** Start Stored data **

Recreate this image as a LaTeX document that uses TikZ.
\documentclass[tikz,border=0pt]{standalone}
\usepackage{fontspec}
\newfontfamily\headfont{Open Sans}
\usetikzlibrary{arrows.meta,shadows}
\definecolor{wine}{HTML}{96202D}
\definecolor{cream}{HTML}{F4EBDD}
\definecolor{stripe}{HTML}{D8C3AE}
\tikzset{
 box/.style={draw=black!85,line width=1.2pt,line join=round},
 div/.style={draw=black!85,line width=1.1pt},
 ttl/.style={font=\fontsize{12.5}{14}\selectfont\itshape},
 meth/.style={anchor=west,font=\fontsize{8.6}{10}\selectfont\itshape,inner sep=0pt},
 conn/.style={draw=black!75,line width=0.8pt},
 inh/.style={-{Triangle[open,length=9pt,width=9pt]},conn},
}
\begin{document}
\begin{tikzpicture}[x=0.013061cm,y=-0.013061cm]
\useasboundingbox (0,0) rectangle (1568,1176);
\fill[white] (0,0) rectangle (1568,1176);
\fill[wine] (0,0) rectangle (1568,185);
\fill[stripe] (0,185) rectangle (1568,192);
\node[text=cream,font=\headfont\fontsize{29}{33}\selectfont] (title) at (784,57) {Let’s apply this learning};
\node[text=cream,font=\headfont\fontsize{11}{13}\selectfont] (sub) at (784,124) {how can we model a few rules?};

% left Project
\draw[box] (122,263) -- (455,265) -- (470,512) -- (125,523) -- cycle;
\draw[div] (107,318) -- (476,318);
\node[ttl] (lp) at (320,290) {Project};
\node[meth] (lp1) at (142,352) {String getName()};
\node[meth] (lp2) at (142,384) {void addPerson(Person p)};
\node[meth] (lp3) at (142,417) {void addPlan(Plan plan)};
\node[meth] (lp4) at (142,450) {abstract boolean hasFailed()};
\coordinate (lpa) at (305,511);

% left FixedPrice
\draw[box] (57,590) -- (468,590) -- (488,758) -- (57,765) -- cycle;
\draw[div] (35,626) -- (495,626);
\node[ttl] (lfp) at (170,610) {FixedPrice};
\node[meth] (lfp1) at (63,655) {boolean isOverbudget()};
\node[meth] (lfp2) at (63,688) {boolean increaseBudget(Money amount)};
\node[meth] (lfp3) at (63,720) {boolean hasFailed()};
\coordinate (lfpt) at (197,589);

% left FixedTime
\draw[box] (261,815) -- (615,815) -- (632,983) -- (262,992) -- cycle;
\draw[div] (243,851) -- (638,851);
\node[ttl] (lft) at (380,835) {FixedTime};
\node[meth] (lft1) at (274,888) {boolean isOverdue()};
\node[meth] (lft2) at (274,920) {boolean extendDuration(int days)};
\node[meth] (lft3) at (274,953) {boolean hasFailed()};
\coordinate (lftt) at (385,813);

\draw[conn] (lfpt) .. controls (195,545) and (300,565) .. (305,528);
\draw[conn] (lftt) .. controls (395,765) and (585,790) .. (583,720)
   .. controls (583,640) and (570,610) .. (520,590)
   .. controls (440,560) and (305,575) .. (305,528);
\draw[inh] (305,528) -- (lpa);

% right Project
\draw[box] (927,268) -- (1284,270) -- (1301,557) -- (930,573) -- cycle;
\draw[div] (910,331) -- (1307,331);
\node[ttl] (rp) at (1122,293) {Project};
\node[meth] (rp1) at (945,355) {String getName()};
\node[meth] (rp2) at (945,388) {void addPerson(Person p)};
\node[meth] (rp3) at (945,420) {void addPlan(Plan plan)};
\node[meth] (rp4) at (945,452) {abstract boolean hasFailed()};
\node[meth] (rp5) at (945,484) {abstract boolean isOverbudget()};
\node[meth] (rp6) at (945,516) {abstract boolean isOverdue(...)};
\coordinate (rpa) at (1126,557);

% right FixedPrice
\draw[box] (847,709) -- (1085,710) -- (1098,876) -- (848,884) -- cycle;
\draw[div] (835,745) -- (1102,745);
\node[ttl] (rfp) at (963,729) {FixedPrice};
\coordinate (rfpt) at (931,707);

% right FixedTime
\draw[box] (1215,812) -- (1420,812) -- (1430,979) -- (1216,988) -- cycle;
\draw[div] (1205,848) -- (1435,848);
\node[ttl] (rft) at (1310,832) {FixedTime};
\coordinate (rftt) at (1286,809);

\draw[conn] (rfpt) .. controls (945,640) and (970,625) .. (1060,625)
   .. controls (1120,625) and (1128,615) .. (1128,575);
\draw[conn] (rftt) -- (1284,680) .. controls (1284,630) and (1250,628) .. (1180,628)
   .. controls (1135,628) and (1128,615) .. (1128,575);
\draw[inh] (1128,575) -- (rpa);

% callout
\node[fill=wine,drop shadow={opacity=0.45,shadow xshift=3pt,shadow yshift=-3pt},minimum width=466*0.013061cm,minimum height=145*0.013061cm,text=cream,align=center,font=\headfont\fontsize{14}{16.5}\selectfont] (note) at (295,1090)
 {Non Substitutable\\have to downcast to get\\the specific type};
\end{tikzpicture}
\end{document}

** End Stored data **

Write down the full listing again, exactly.

Recreate this image as a LaTeX document that uses TikZ.
\documentclass[tikz,border=0pt]{standalone}
\usepackage{fontspec}
\newfontfamily\headfont{Open Sans}
\usetikzlibrary{arrows.meta,shadows}
\definecolor{wine}{HTML}{96202D}
\definecolor{cream}{HTML}{F4EBDD}
\definecolor{stripe}{HTML}{D8C3AE}
\tikzset{
 box/.style={draw=black!85,line width=1.2pt,line join=round},
 div/.style={draw=black!85,line width=1.1pt},
 ttl/.style={font=\fontsize{12.5}{14}\selectfont\itshape},
 meth/.style={anchor=west,font=\fontsize{8.6}{10}\selectfont\itshape,inner sep=0pt},
 conn/.style={draw=black!75,line width=0.8pt},
 inh/.style={-{Triangle[open,length=9pt,width=9pt]},conn},
}
\begin{document}
\begin{tikzpicture}[x=0.013061cm,y=-0.013061cm]
\useasboundingbox (0,0) rectangle (1568,1176);
\fill[white] (0,0) rectangle (1568,1176);
\fill[wine] (0,0) rectangle (1568,185);
\fill[stripe] (0,185) rectangle (1568,192);
\node[text=cream,font=\headfont\fontsize{29}{33}\selectfont] (title) at (784,57) {Let’s apply this learning};
\node[text=cream,font=\headfont\fontsize{11}{13}\selectfont] (sub) at (784,124) {how can we model a few rules?};

% left Project
\draw[box] (122,263) -- (455,265) -- (470,512) -- (125,523) -- cycle;
\draw[div] (107,318) -- (476,318);
\node[ttl] (lp) at (320,290) {Project};
\node[meth] (lp1) at (142,352) {String getName()};
\node[meth] (lp2) at (142,384) {void addPerson(Person p)};
\node[meth] (lp3) at (142,417) {void addPlan(Plan plan)};
\node[meth] (lp4) at (142,450) {abstract boolean hasFailed()};
\coordinate (lpa) at (305,511);

% left FixedPrice
\draw[box] (57,590) -- (468,590) -- (488,758) -- (57,765) -- cycle;
\draw[div] (35,626) -- (495,626);
\node[ttl] (lfp) at (170,610) {FixedPrice};
\node[meth] (lfp1) at (63,655) {boolean isOverbudget()};
\node[meth] (lfp2) at (63,688) {boolean increaseBudget(Money amount)};
\node[meth] (lfp3) at (63,720) {boolean hasFailed()};
\coordinate (lfpt) at (197,589);

% left FixedTime
\draw[box] (261,815) -- (615,815) -- (632,983) -- (262,992) -- cycle;
\draw[div] (243,851) -- (638,851);
\node[ttl] (lft) at (380,835) {FixedTime};
\node[meth] (lft1) at (274,888) {boolean isOverdue()};
\node[meth] (lft2) at (274,920) {boolean extendDuration(int days)};
\node[meth] (lft3) at (274,953) {boolean hasFailed()};
\coordinate (lftt) at (385,813);

\draw[conn] (lfpt) .. controls (195,545) and (300,565) .. (305,528);
\draw[conn] (lftt) .. controls (395,765) and (585,790) .. (583,720)
   .. controls (583,640) and (570,610) .. (520,590)
   .. controls (440,560) and (305,575) .. (305,528);
\draw[inh] (305,528) -- (lpa);

% right Project
\draw[box] (927,268) -- (1284,270) -- (1301,557) -- (930,573) -- cycle;
\draw[div] (910,331) -- (1307,331);
\node[ttl] (rp) at (1122,293) {Project};
\node[meth] (rp1) at (945,355) {String getName()};
\node[meth] (rp2) at (945,388) {void addPerson(Person p)};
\node[meth] (rp3) at (945,420) {void addPlan(Plan plan)};
\node[meth] (rp4) at (945,452) {abstract boolean hasFailed()};
\node[meth] (rp5) at (945,484) {abstract boolean isOverbudget()};
\node[meth] (rp6) at (945,516) {abstract boolean isOverdue(...)};
\coordinate (rpa) at (1126,557);

% right FixedPrice
\draw[box] (847,709) -- (1085,710) -- (1098,876) -- (848,884) -- cycle;
\draw[div] (835,745) -- (1102,745);
\node[ttl] (rfp) at (963,729) {FixedPrice};
\coordinate (rfpt) at (931,707);

% right FixedTime
\draw[box] (1215,812) -- (1420,812) -- (1430,979) -- (1216,988) -- cycle;
\draw[div] (1205,848) -- (1435,848);
\node[ttl] (rft) at (1310,832) {FixedTime};
\coordinate (rftt) at (1286,809);

\draw[conn] (rfpt) .. controls (945,640) and (970,625) .. (1060,625)
   .. controls (1120,625) and (1128,615) .. (1128,575);
\draw[conn] (rftt) -- (1284,680) .. controls (1284,630) and (1250,628) .. (1180,628)
   .. controls (1135,628) and (1128,615) .. (1128,575);
\draw[inh] (1128,575) -- (rpa);

% callout
\node[fill=wine,drop shadow={opacity=0.45,shadow xshift=3pt,shadow yshift=-3pt},minimum width=466*0.013061cm,minimum height=145*0.013061cm,text=cream,align=center,font=\headfont\fontsize{14}{16.5}\selectfont] (note) at (295,1090)
 {Non Substitutable\\have to downcast to get\\the specific type};
\end{tikzpicture}
\end{document}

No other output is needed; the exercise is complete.